1.16.2019

what i'm reading: occupy nation by todd gitlin

Occupy Nation: The Roots, the Spirit, and the Promise of Occupy Wall Street is a history and ethnography of Occupy Wall Street, and the Occupy movement. Author, sociologist, and longtime leftist activist Todd Gitlin has written an account of how a social movement was born, grew, and died. After reading it, I felt utter despair at our ability to create a more democratic political system, and a more just economic system. I'm pretty sure that's not what Gitlin was going for!

It's easy to forget how present the Occupy movement became -- how quickly it spread, the attention it drew, how it forced a change in the terms of the debate. Hundreds of thousands of people in nearly 1,000 cities around the globe took part in Occupy demonstrations. The expression "the 99%" entered a common vocabulary. Occupy focused public and media attention on income inequality in a way I had not seen in my lifetime. Together with the Fight for 15, Occupy made labour and economic issues truly visible for the first time in many decades.

Gitlin does a good job of situating Occupy within the context of other progressive movements in the US, and to some extent, globally. I was most interested in his analysis of Occupy's inner workings. How did the movement grow? How was it governed? How were ideas put forward, how were actions chosen, who created the strategy, and how was it carried out? That's what I found so depressing. Occupy was strangled by its own ideals.

Occupy organizers wanted to create a participatory (as opposed to representative) democracy; they had a strong commitment to a leaderless structure where all voices were equal. It was meant to be a "prefigurative" movement -- a movement that reflects the world it wants to build.

Occupy's commitment to participatory democracy helped it quickly spread and grow, as people felt included and heard.

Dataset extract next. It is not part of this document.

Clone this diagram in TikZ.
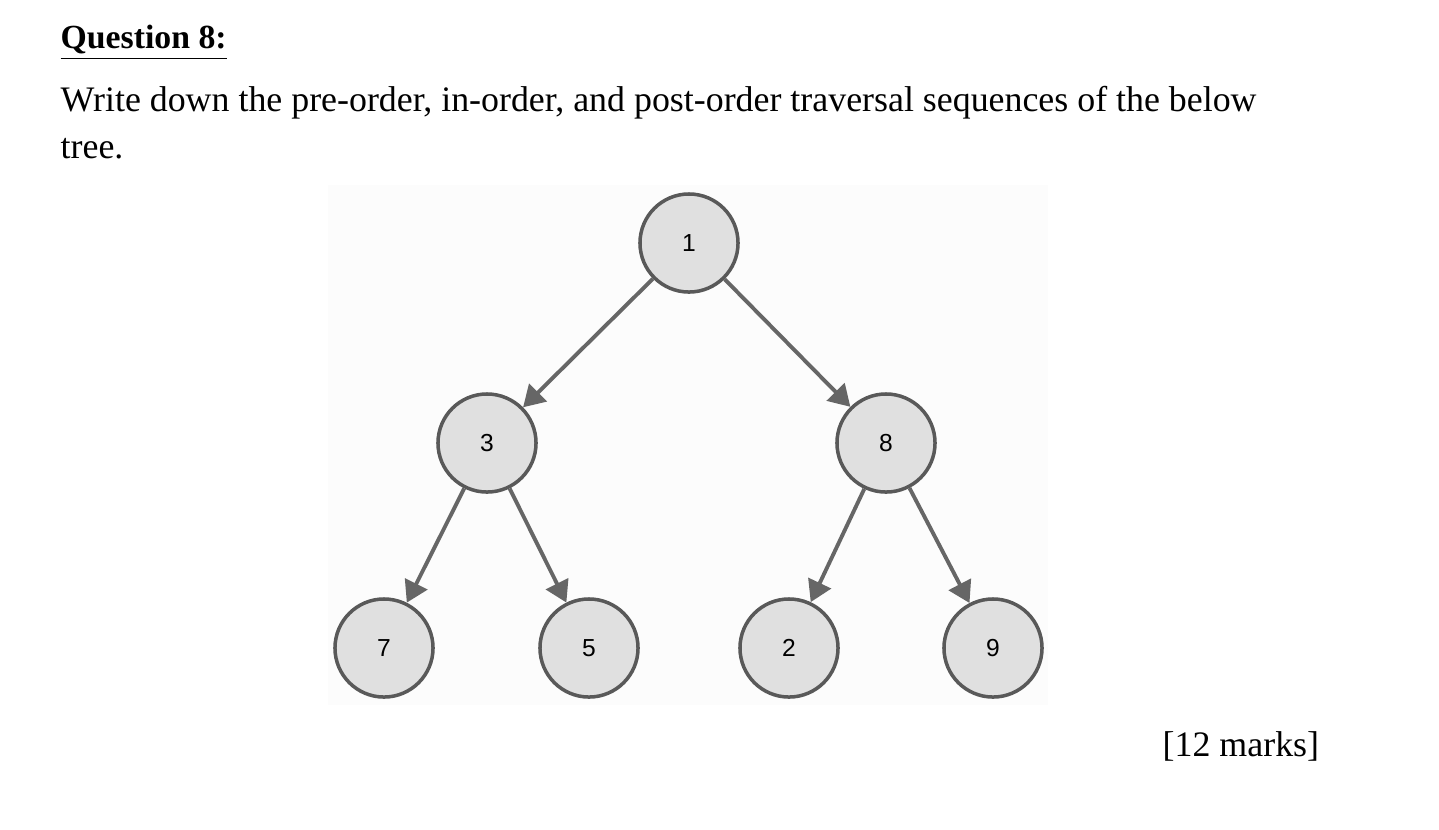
\documentclass[tikz,border=0pt]{standalone}
\usepackage{fontspec}
\setmainfont{Liberation Serif}
\newfontfamily\treefont{Liberation Sans}
\usetikzlibrary{arrows.meta}
\tikzset{
    vertex/.style={circle,draw=black!65,line width=1pt,fill=black!12,minimum size=0.98cm,inner sep=0pt,font=\treefont\fontsize{7}{8}\selectfont},
    edge/.style={draw=black!60,line width=1.1pt,-{Triangle[length=6pt,width=7pt]}},
    txt/.style={anchor=base west,inner sep=0pt,font=\fontsize{10.2}{12}\selectfont}
}
\begin{document}
\begin{tikzpicture}[x=0.01cm,y=-0.01cm]
    \useasboundingbox (0,0) rectangle (1439,829);
    \fill[black!1] (328,185) rectangle (1048,705); % image area
    \node[txt,font=\fontsize{9.6}{11}\selectfont\bfseries] (title) at (60,48) {\underline{Question 8:}};
    \node[txt] (line1) at (60,111) {Write down the pre-order, in-order, and post-order traversal sequences of the below};
    \node[txt] (line2) at (60,158) {tree.};
    \node[txt] (marks) at (1162,756) {[12 marks]};

    % tree
    \node[vertex] (n1) at (689,243) {1};
    \node[vertex] (n3) at (487,443) {3};
    \node[vertex] (n8) at (886,443) {8};
    \node[vertex] (n7) at (384,648) {7};
    \node[vertex] (n5) at (589,648) {5};
    \node[vertex] (n2) at (789,648) {2};
    \node[vertex] (n9) at (993,648) {9};

    \draw[edge] (n1) -- (n3);
    \draw[edge] (n1) -- (n8);
    \draw[edge] (n3) -- (n7);
    \draw[edge] (n3) -- (n5);
    \draw[edge] (n8) -- (n2);
    \draw[edge] (n8) -- (n9);
\end{tikzpicture}
\end{document}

But movements need goals, agendas, strategies. Movements need mechanisms to build consensus, to break bottlenecks, to ensure participation while still moving forward. And movements need leaders. Leaders arise very naturally in all situations; processes are needed to allow those leaders to lead, while still ensuring constant communication and participation at every level.

The "interminable meetings of fractious and dogmatic Occupiers" (as a Kirkus review puts it) eventually became unsustainable. There was no direction or plan for moving forward. There were too many ideas for forward movement, but no road taken.

None of this means Occupy was useless or accomplished nothing. I've written a lot about that and I don't want to repeat it all here. Occupy was an incredibly positive phenomenon. But it was unsustainable.

It's easy to create change from the top down -- to impose a strong will on others -- at least for a short period of time. But change from the ground up, a true grassroots movement, is infinitely more time-consuming and exponentially more difficult to build. It's also incredibly fragile, especially if the movement insists on being democratic and inclusive.

After reading this book, I felt, and certainly not for the first time, that building a new social system is all but impossible.

Of course, reform is possible. We can force reforms onto the present system, tiny bits of social democracy grafted onto a grossly capitalist system -- social security, public education, minimum labour standards. Everything that comprises the social safety net is such a reform. But reform is always too weak. Reforms leave too many people out, and they prop up a corrupt and unjust system. And as we know, those reforms can be withdrawn, or weakened so badly that they might as well not exist.

Moving from a nominally representative democracy to authoritarianism of any stripe is so easy. The playbook perfected in the 20th century has never gone out of fashion. Lies, propaganda, scapegoating -- create and sustain fear -- suppress the opposition -- repeat repeat repeat. The recipe is so effective, because it asks so little -- follow me blindly -- and apparently is very satisfying to large numbers of people.

Moving from that nominally representative democracy to something truly democratic and responsive to the needs of the people can never be accomplished through reforms. But is reform all we can get?

I know how almost everyone reading this answers that question. And I hate when I answer it the same way. Gitlin's book reinforced that dreaded answer for me. The answer I (try so hard to) refuse to believe.